Elbrus Climbers Summit!
Our luck with good weather persisted this morning and when we woke up for our summit bid perfectly clear night skies greeted us. After pulling on our boots and gobbling down breakfast we grabbed our packs and climbing gear and headed out.
It was a gorgeous night with the stars speckling the sky. Being in the heart of the main climbing season on Elbrus dozens of other climbers were attempting their summit bid as well and their headlamps danced up and down the route, reflecting the stars above. We climbed strongly, picking our way up the broad snow slopes below the East Summit, and by dawn we were approaching 17,000’. Just before sunrise, in what seems almost cliche in retrospect, a barrage of shooting stars streaked over the mountain’s shoulder, eventually obscured by the rising sun.

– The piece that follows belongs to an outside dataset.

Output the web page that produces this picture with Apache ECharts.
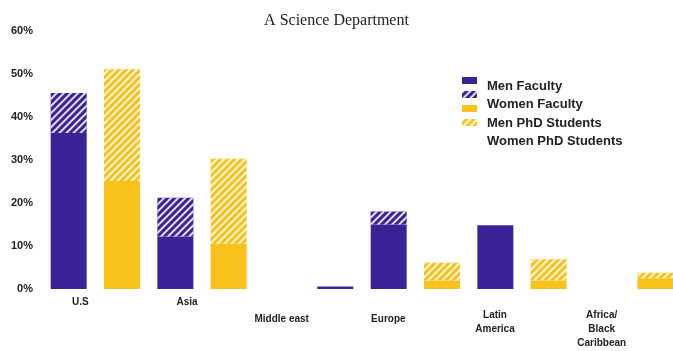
<!DOCTYPE html>
<html>
<head>
<meta charset="utf-8">
<script src="https://cdn.jsdelivr.net/npm/echarts@6/dist/echarts.min.js"></script>
<style>html,body{margin:0;padding:0;background:#fff}#c{width:673px;height:351px}</style>
</head>
<body>
<div id="c"></div>
<script>
// ---- data ----
var categories = ['U.S', 'Asia', 'Middle east', 'Europe', 'Latin\nAmerica', 'Africa/\nBlack\nCaribbean'];
var menFaculty   = [36.3, 12.2, 0,   15.0, 14.8, 0];
var menPhD       = [9.3,  9.0,  0,   3.0,  0,    0];
var womenFaculty = [25.1, 10.5, 0.6, 2.0,  2.0,  2.5];
var womenPhD     = [26.0, 19.8, 0,   4.1,  4.9,  1.3];
var yTicks = [0, 10, 20, 30, 40, 50, 60];
var legendText = ['Men Faculty', 'Women Faculty', 'Men PhD Students', 'Women PhD Students'];

// ---- styles ----
var PURPLE = '#3a2397';
var YELLOW = '#f8c11b';
var FONT = '"Liberation Sans Narrow", "Liberation Sans", sans-serif';
function hatch() {
  return { symbol: 'rect', symbolSize: 1, dashArrayX: [1, 0], dashArrayY: [2, 2.4],
           rotation: -Math.PI / 4, color: 'rgba(255,255,255,0.85)' };
}
// The Middle east sliver is drawn purple in the reference.
var womenFacultyData = womenFaculty.map(function (v, i) {
  return i === 2 ? { value: v, itemStyle: { color: PURPLE } } : v;
});

var chart = echarts.init(document.getElementById('c'));
chart.setOption({
  animation: false,
  backgroundColor: '#fff',
  title: {
    text: 'A Science Department', left: 'center', top: 8,
    textStyle: { fontFamily: '"Liberation Serif", serif', fontSize: 16, fontWeight: 'normal', color: '#222' }
  },
  legend: [{
    // icons
    orient: 'vertical', left: 462, top: 77, padding: 0, icon: 'rect',
    itemWidth: 15, itemHeight: 7, itemGap: 7,
    data: ['Men Faculty', 'Men PhD Students', 'Women Faculty', 'Women PhD Students'],
    formatter: function () { return ''; },
    textStyle: { fontSize: 1 }
  }, {
    // texts
    orient: 'vertical', left: 482, top: 79, padding: 0, itemWidth: 0, itemHeight: 0, itemGap: 4.5,
    icon: 'rect', itemStyle: { opacity: 0 },
    data: legendText,
    textStyle: { fontFamily: FONT, fontSize: 13, fontWeight: 'bold', color: '#222', lineHeight: 14 }
  }],
  grid: { left: 42, width: 640, top: 31, bottom: 62, outerBoundsMode: 'none', containLabel: false },
  xAxis: {
    type: 'category', data: categories,
    axisLine: { show: false }, axisTick: { show: false },
    axisLabel: {
      interval: 0, margin: 6, color: '#222',
      formatter: function (v, i) {
        var lines = v.split('\n');
        var tag = i < 2 ? 'a' : 'b';
        var out = lines.map(function (l) { return '{' + tag + '|' + l + '}'; });
        if (i >= 2) out.unshift(lines.length > 1 ? '{s1| }' : '{s2| }');
        return out.join('\n');
      },
      rich: {
        a: { fontFamily: FONT, fontSize: 10, fontWeight: 'bold', color: '#222', lineHeight: 14, padding: [0, 30, 0, 0] },
        b: { fontFamily: FONT, fontSize: 10, fontWeight: 'bold', color: '#222', lineHeight: 14, padding: [0, 54, 0, 0] },
        s1: { fontSize: 2, lineHeight: 13 },
        s2: { fontSize: 2, lineHeight: 17 }
      }
    }
  },
  yAxis: {
    type: 'value', min: yTicks[0], max: yTicks[yTicks.length - 1], interval: 10,
    splitLine: { show: false }, axisLine: { show: false }, axisTick: { show: false },
    axisLabel: {
      margin: 9, formatter: '{value}%',
      fontFamily: FONT, fontSize: 11, fontWeight: 'bold', color: '#222'
    }
  },
  series: [
    { name: 'Men Faculty', type: 'bar', stack: 'men', data: menFaculty, barWidth: 36, barGap: '48%',
      itemStyle: { color: PURPLE } },
    { name: 'Men PhD Students', type: 'bar', stack: 'men', data: menPhD, barWidth: 36, barGap: '48%',
      itemStyle: { color: PURPLE, decal: hatch() } },
    { name: 'Women Faculty', type: 'bar', stack: 'women', data: womenFacultyData, barWidth: 36, barGap: '48%',
      itemStyle: { color: YELLOW } },
    { name: 'Women PhD Students', type: 'bar', stack: 'women', data: womenPhD, barWidth: 36, barGap: '48%',
      itemStyle: { color: YELLOW, decal: hatch() } }
  ]
});
</script>
</body>
</html>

It was crisp climbing in the darkness and we kept our breaks short to keep from getting cold. The sun finally found us leaving the saddle between the East and West Summits at close to 18,000’. We warmed up quickly in the morning sun as we climbed the steep slopes to gain the plateau of the Western Summit and we were quickly shedding our coats and thick gloves. Around 9 am we ascended the final snow ridge to Elbrus’ summit and suddenly there was no more left to climb.
Standing atop Europe’s highest point, the views were nothing short of spectacular. To our south stood the chain of the Caucasus, the peaks looking a bit less imposing when viewed from above. Behind them we could peer into Georgia while looking north into Russia the rolling alpine pasture land of the Caucasus foothills stretched to the horizon. A light haze layer - most likely from the wildfires raging far to the east - hung just below us, giving the sky striking layers of different hues of blue. There was hardly a breath of wind on the summit, by far the best weather I have experienced up there.
After celebrating on the summit we turned our sights back to where we had started and began the descent. We made remarkably quick work of the 6,000’ descent and by midday we were back at the Barrels, with tired legs but feeling quite content.
True to its pattern, the clouds built by midafternoon and as we rested in our bunks rain spattered the metal barrels, making the sleeping bags all the more alluring. We are tired but thrilled with the climb this morning, we couldn’t have hoped for a better day. It was a fantastic climb and we feel very fortunate to have gotten so lucky on a mountain notorious for its fickle and uncertain weather.
We are staying here at the Barrels tonight before descending to Azau tomorrow for hot showers and to celebrate our climb.